The second one would be the performance and scale, especially multi-region scale. I think Cassandra was kind of one of the first to really focus on scaling across multiple regions and is still the best at that.

The third one is actually that we have always had a really good Java driver and we recently added reactive stream support. It’s a really productive and pleasant experience as a Java developer. So, if you’ve heard horror stories about how hard a Cassandra is to use, you might be surprised by how productive you feel with it.

Those are kind of the traditional answers. I would also say in the past year or so we started making some improvements in places where we’d been traditionally not as strong. Our main constituency has been Enterprise Java developers, but we want to make Cassandra available to everyone and not just that specific set of developers. Two things that tie into that are that as part of that emphasis on enterprise development, we’ve focused on development for big projects and the big processes to go with them. One of the specific ways that manifested is Cassandra has been unlike a lot of other options in the NoSQL space. Cassandra has very strong opinions about schema — you should have a schema and your data must conform to that schema. That’s a positive thing in the enterprise space, because if you have six different teams accessing the same database, then having that schema is a way for them to find common ground and avoid a lot of problems. The flip side is if you’re a young startup and you’re exploring a problem space, it’s just way more productive if you’re using schema-less JSON documents and evolving that schema on the fly as you’re building it.

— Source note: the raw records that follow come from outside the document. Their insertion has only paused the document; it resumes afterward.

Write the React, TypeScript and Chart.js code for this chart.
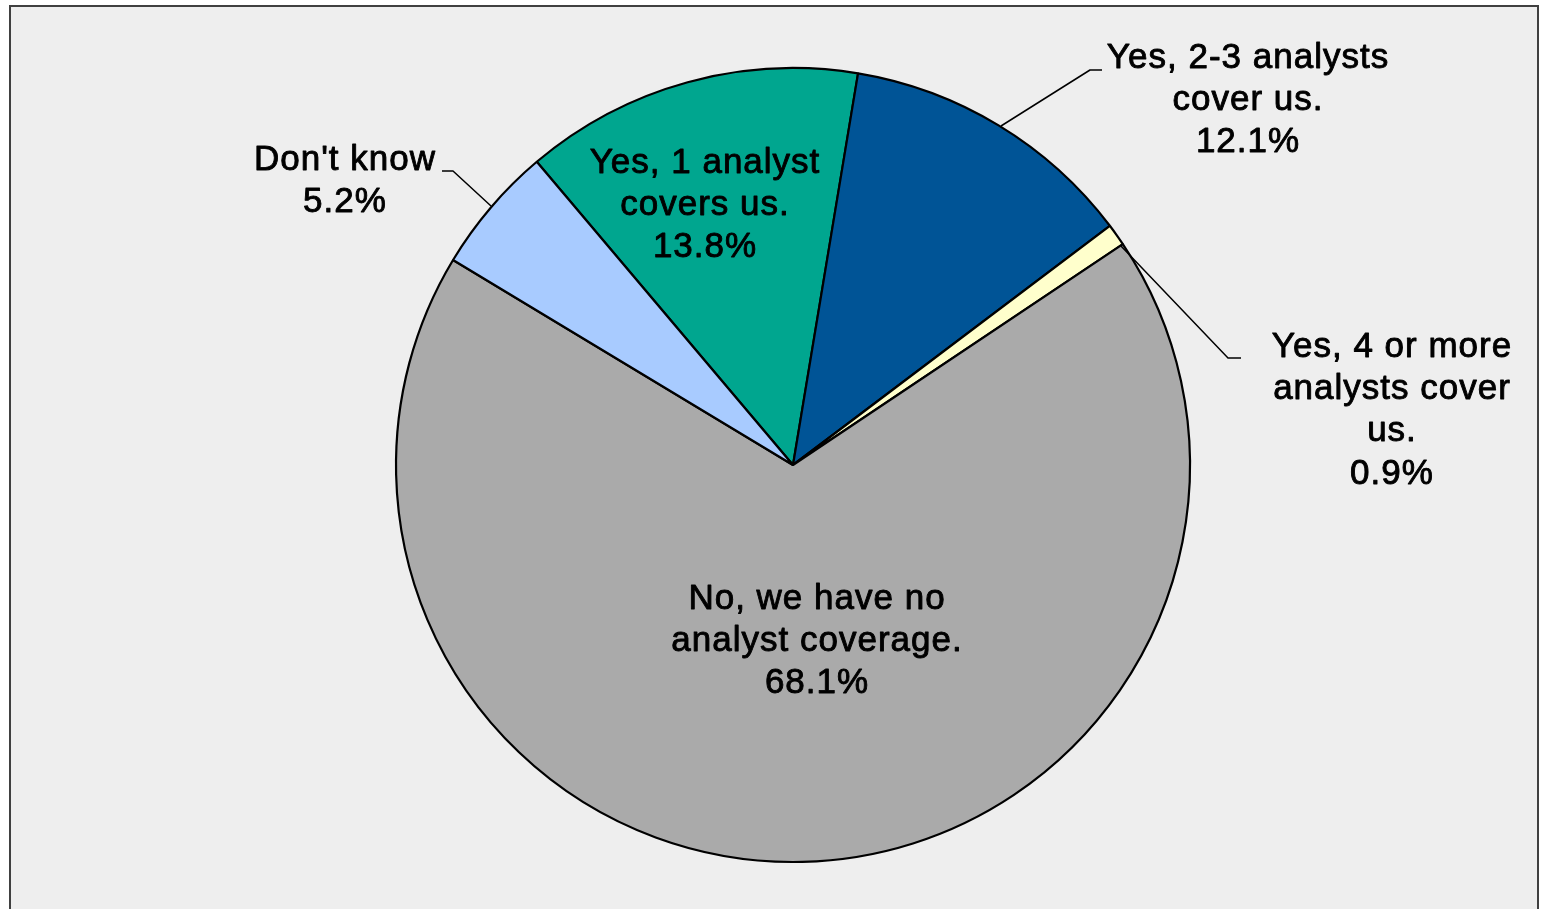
import React, { useEffect, useRef } from "react";
import { Chart, registerables } from "chart.js";

Chart.register(...registerables);

const categories = [
  "Yes, 1 analyst covers us.",
  "Yes, 2-3 analysts cover us.",
  "Yes, 4 or more analysts cover us.",
  "No, we have no analyst coverage.",
  "Don't know",
];
const values = [13.8, 12.1, 0.9, 68.1, 5.2];
const labelLines = [
  ["Yes, 1 analyst", "covers us.", "13.8%"],
  ["Yes, 2-3 analysts", "cover us.", "12.1%"],
  ["Yes, 4 or more", "analysts cover", "us.", "0.9%"],
  ["No, we have no", "analyst coverage.", "68.1%"],
  ["Don't know", "5.2%"],
];
const colors = ["#00A68F", "#005496", "#FFFFCC", "#AAAAAA", "#A8CBFF"];

// label placement: [centerX, firstLineY], leader lines (null = inside)
const labelPos: [number, number][] = [
  [705, 163],
  [1248, 58],
  [1392, 347],
  [817, 599],
  [345, 160],
];
const leaders: ([number, number][] | null)[] = [
  null,
  [[1001, 126], [1090, 70], [1102, 70]],
  [[1121, 246], [1228, 358], [1241, 358]],
  null,
  [[491, 206], [453, 171], [442, 171]],
];

const FONT = '35px "Liberation Sans", Arial, sans-serif';
const LINE_H = 42.3;

const bgPlugin = {
  id: "bg",
  beforeDraw(chart: any) {
    const ctx = chart.ctx;
    ctx.save();
    ctx.fillStyle = "#FFFFFF";
    ctx.fillRect(0, 0, chart.width, chart.height);
    ctx.fillStyle = "#EEEEEE";
    ctx.fillRect(10, 6, 1528, 920);
    ctx.strokeStyle = "#404040";
    ctx.lineWidth = 2;
    ctx.strokeRect(10, 6, 1528, 920);
    ctx.restore();
  },
};

const labelPlugin = {
  id: "labels",
  afterDatasetsDraw(chart: any) {
    const ctx = chart.ctx;
    ctx.save();
    ctx.font = FONT;
    try {
      (ctx as any).letterSpacing = "1px";
    } catch (e) {}
    ctx.fillStyle = "#000000";
    ctx.strokeStyle = "#000000";
    ctx.lineJoin = "round";
    ctx.textAlign = "center";
    ctx.textBaseline = "middle";
    labelLines.forEach((lines, i) => {
      const [cx, cy] = labelPos[i];
      lines.forEach((t, j) => {
        ctx.lineWidth = 0.9;
        ctx.fillText(t, cx, cy + j * LINE_H);
        ctx.strokeText(t, cx, cy + j * LINE_H);
      });
      const l = leaders[i];
      if (l) {
        ctx.beginPath();
        ctx.lineWidth = 1.5;
        ctx.moveTo(l[0][0], l[0][1]);
        for (let k = 1; k < l.length; k++) ctx.lineTo(l[k][0], l[k][1]);
        ctx.stroke();
      }
    });
    ctx.restore();
  },
};

export default function App() {
  const ref = useRef<HTMLCanvasElement | null>(null);
  useEffect(() => {
    if (!ref.current) return;
    const chart = new Chart(ref.current, {
      type: "pie",
      data: {
        labels: categories,
        datasets: [
          {
            data: values,
            backgroundColor: colors,
            borderColor: "#000000",
            borderWidth: 2.2,
            radius: 397,
          } as any,
        ],
      },
      options: {
        animation: false,
        responsive: false,
        rotation: -40.2,
        layout: { padding: { left: 45, right: 0, top: 21, bottom: 0 } },
        plugins: {
          legend: { display: false },
          tooltip: { enabled: false },
          title: { display: false },
        },
      },
      plugins: [bgPlugin, labelPlugin],
    });
    return () => chart.destroy();
  }, []);
  return (
    <div style={{ position: "absolute", left: 0, top: 0, width: 1541, height: 909 }}>
      <canvas ref={ref} width={1541} height={909} style={{ display: "block" }} />
    </div>
  );
}
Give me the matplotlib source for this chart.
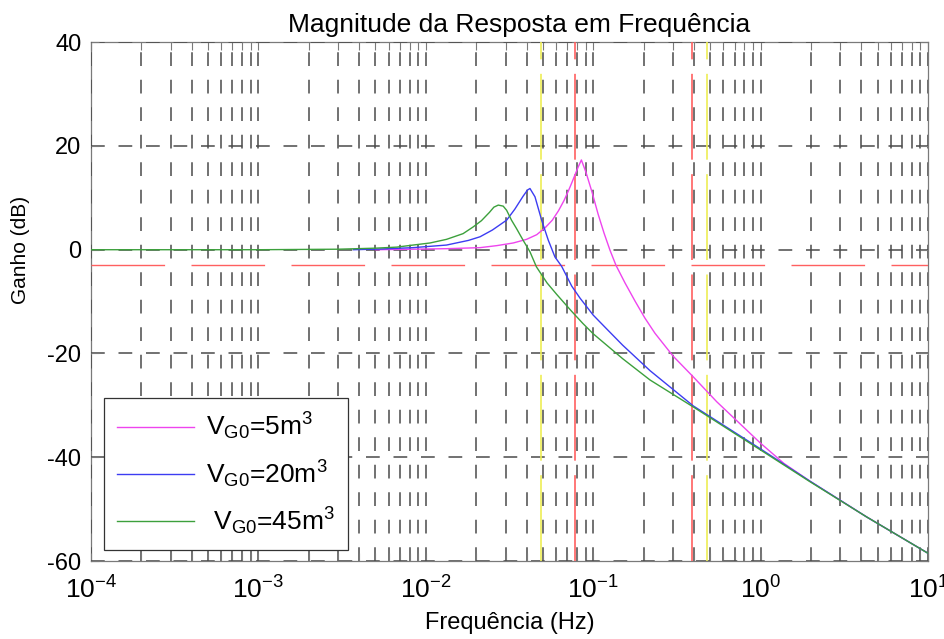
import matplotlib
matplotlib.use('Agg')
import matplotlib.pyplot as plt
from matplotlib.ticker import LogLocator, FixedLocator, NullLocator

plt.rcParams['font.family'] = ['Liberation Sans', 'DejaVu Sans']
plt.rcParams['mathtext.fontset'] = 'custom'
plt.rcParams['mathtext.rm'] = 'Liberation Sans'
plt.rcParams['mathtext.it'] = 'Liberation Sans'
plt.rcParams['axes.unicode_minus'] = False

# colours (MATLAB-ish)
MAGENTA = '#ee44ee'
BLUE = '#3c3cf2'
GREEN = '#3ca03c'
RED = '#ff6060'
YELLOW = '#eded55'
GRID = '#4a4a4a'
AXIS = '#7a7a7a'

# data (Hz, dB)
f_5 = [0.005, 0.0084, 0.0133, 0.0211, 0.0267, 0.0333, 0.0400, 0.0460, 0.0515, 0.0570,
       0.0620, 0.0670, 0.0710, 0.0745, 0.0780, 0.0815, 0.0850, 0.0906, 0.0984, 0.1069,
       0.1161, 0.1260, 0.1368, 0.1549, 0.1778, 0.2039, 0.2339, 0.3000, 0.3960, 0.5470,
       1.0, 1.38, 1.97, 4.3, 10.0]
g_5 = [0.0, 0.1, 0.2, 0.4, 0.8, 1.3, 2.0, 2.9, 4.2, 5.7,
       7.5, 9.5, 11.3, 12.9, 14.5, 16.0, 17.3, 14.9, 11.1, 6.9,
       3.2, -0.1, -3.0, -6.4, -9.9, -13.2, -16.1, -20.5, -24.5, -29.3,
       -37.3, -41.2, -44.6, -51.5, -58.5]

f_20 = [0.0037, 0.0055, 0.0084, 0.0133, 0.0180, 0.0211, 0.0250, 0.0304, 0.0340, 0.0381,
        0.0405, 0.0419, 0.0449, 0.0492, 0.0539, 0.0591, 0.0648, 0.0744, 0.0833, 0.1000,
        0.1207, 0.1500, 0.2184, 0.3960, 1.0, 1.97, 4.3, 10.0]
g_20 = [0.0, 0.15, 0.4, 0.9, 1.8, 2.5, 3.8, 5.7, 7.8, 10.3,
        11.5, 11.8, 10.2, 5.7, 1.85, -1.4, -3.2, -7.0, -9.3, -12.6,
        -15.3, -18.4, -23.3, -30.1, -38.4, -44.6, -51.5, -58.5]

f_45 = [1e-4, 1e-3, 0.003, 0.005, 0.0067, 0.0084, 0.0106, 0.0133, 0.0167, 0.0192,
        0.0215, 0.0240, 0.0255, 0.0271, 0.0290, 0.0304, 0.0325, 0.0348, 0.0381, 0.0419,
        0.0458, 0.0530, 0.0605, 0.0740, 0.0867, 0.1000, 0.1500, 0.2184, 0.3960, 1.0,
        1.97, 4.3, 10.0]
g_45 = [0.0, 0.0, 0.1, 0.3, 0.5, 0.9, 1.3, 2.0, 3.1, 4.4,
        5.6, 7.2, 8.2, 8.6, 8.4, 7.6, 5.7, 4.1, 1.85, -0.4,
        -3.3, -6.4, -8.6, -11.8, -14.2, -16.2, -21.0, -25.1, -30.3, -38.6,
        -44.7, -51.5, -58.5]

labels = [r'V$_{\mathrm{G0}}$=5m$^3$', r'V$_{\mathrm{G0}}$=20m$^3$', r' V$_{\mathrm{G0}}$=45m$^3$']

# reference markers
cut_db = -3
red_f = [0.078, 0.39]
yellow_f = [0.0488, 0.479]

fig = plt.figure(figsize=(9.45, 6.39), dpi=100, facecolor='white')
ax = fig.add_axes([0.0963, 0.122, 0.8857, 0.812])
ax.set_xscale('log')
ax.set_xlim(1e-4, 10)
ax.set_ylim(-60, 40)

# -3 dB line and marker frequencies
ax.axhline(cut_db, color=RED, lw=1.0, dashes=(53, 19), zorder=2.6)
for fr in red_f:
    ax.axvline(fr, color=RED, lw=1.2, dashes=(51.5, 8.7), zorder=2.6)
for fy in yellow_f:
    ax.axvline(fy, color=YELLOW, lw=1.2, dashes=(51.5, 8.7), zorder=2.6)

ax.plot(f_5, g_5, color=MAGENTA, lw=1.0, label=labels[0], zorder=3)
ax.plot(f_20, g_20, color=BLUE, lw=1.0, label=labels[1], zorder=3.1)
ax.plot(f_45, g_45, color=GREEN, lw=1.0, label=labels[2], zorder=3.2)

# ticks and grid
ax.xaxis.set_major_locator(LogLocator(base=10, numticks=10))
ax.xaxis.set_minor_locator(LogLocator(base=10, subs=range(2, 10), numticks=20))
ax.yaxis.set_major_locator(FixedLocator([-60, -40, -20, 0, 20, 40]))
ax.yaxis.set_minor_locator(NullLocator())
ax.set_axisbelow(False)
ax.grid(which='major', axis='both', color=GRID, lw=1.1, linestyle=(0, (9, 9)))
ax.grid(which='minor', axis='x', color=GRID, lw=1.1, linestyle=(0, (9, 9)))

ax.tick_params(which='both', direction='in', top=True, right=True, color=AXIS, width=0.8)
ax.tick_params(which='major', length=6)
ax.tick_params(which='minor', length=6)
ax.tick_params(axis='y', labelsize=17, pad=7)
ax.tick_params(axis='x', labelsize=19, pad=11)
for s in ax.spines.values():
    s.set_color(AXIS)
    s.set_linewidth(0.9)

ax.set_title('Magnitude da Resposta em Frequência', fontsize=19, pad=7, x=0.512)
ax.set_xlabel('Frequência (Hz)', fontsize=17, labelpad=6)
ax.set_ylabel('Ganho (dB)', fontsize=15)
ax.yaxis.set_label_coords(-0.073, 0.6)

leg = ax.legend(loc='lower left', bbox_to_anchor=(0.0155, 0.021), fontsize=19,
                handlelength=2.9, handletextpad=0.45, labelspacing=0.6,
                borderpad=0.5, borderaxespad=0, fancybox=False, framealpha=1,
                edgecolor='#333333')
leg.get_frame().set_linewidth(0.9)
leg.set_zorder(5)

fig.savefig('out.png', dpi=100, facecolor='white')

What we did to address this problem is we created a project called Stargate that adds a schema-less, JSON API, REST, and GraphQL end point. Our goal is to meet developers where they are and not insist, “You have to use you know, Java with CQL (Cassandra Query Language),” but rather, “Hey, if you want to use Node.JS, Go, JSON docs instead of CQL,” we want to say yes to all of those, whereas in the past we would have said, “No, you should do it this way instead.”

Our broader goal is we want to democratize running Cassandra clusters in the same way that we’re democratizing building applications against Cassandra. The tip of the sphere there for running Cassandra is Kubernetes. And so that’s kind of where everyone’s collectively decided that they want to standardize their operations around.

And Cassandra has been a little bit late to that. I wouldn’t say only a little bit, though, because of course, Kubernetes grew up for those stateless workloads, and it’s only really been suitable for databases for a couple of years now. As part of our Astra, “Cassandra as a service,” we created a Kubernetes operator that we run Astra with. We open sourced it and we’re contributing it formally to the Apache project as part of that democratization effort.

JM: Sidebar, real quick: When you talked about running a database through the ringer to find the bugs, I’ve always been super impressed with how FoundationDB approached that in regard to their testing framework with the deterministic simulation. I’d be curious to hear your thoughts on that type of model for running a database through its paces.

JE: On the DataStax side, we built a tool called Fallout inside DataStax to basically allow you to compose different workloads and scenarios against a distributed system. In the Cassandra case, maybe I’m adding a new node to the cluster while it’s running a repair antientropy sync at the same time as I’m throwing a bunch of reads and writes at it. Maybe I’m also doing a backup at the same time, so I’m taking a snapshot. With Fallout, you can compose these scenarios and run them in parallel and Fallout will check, “Am I getting the results out of the database I should be expecting?” So, we actually open source that this year as well. And, you know, I think we’ve barely scratched the surface in terms of the benefits that taking a structured approach to that can bring.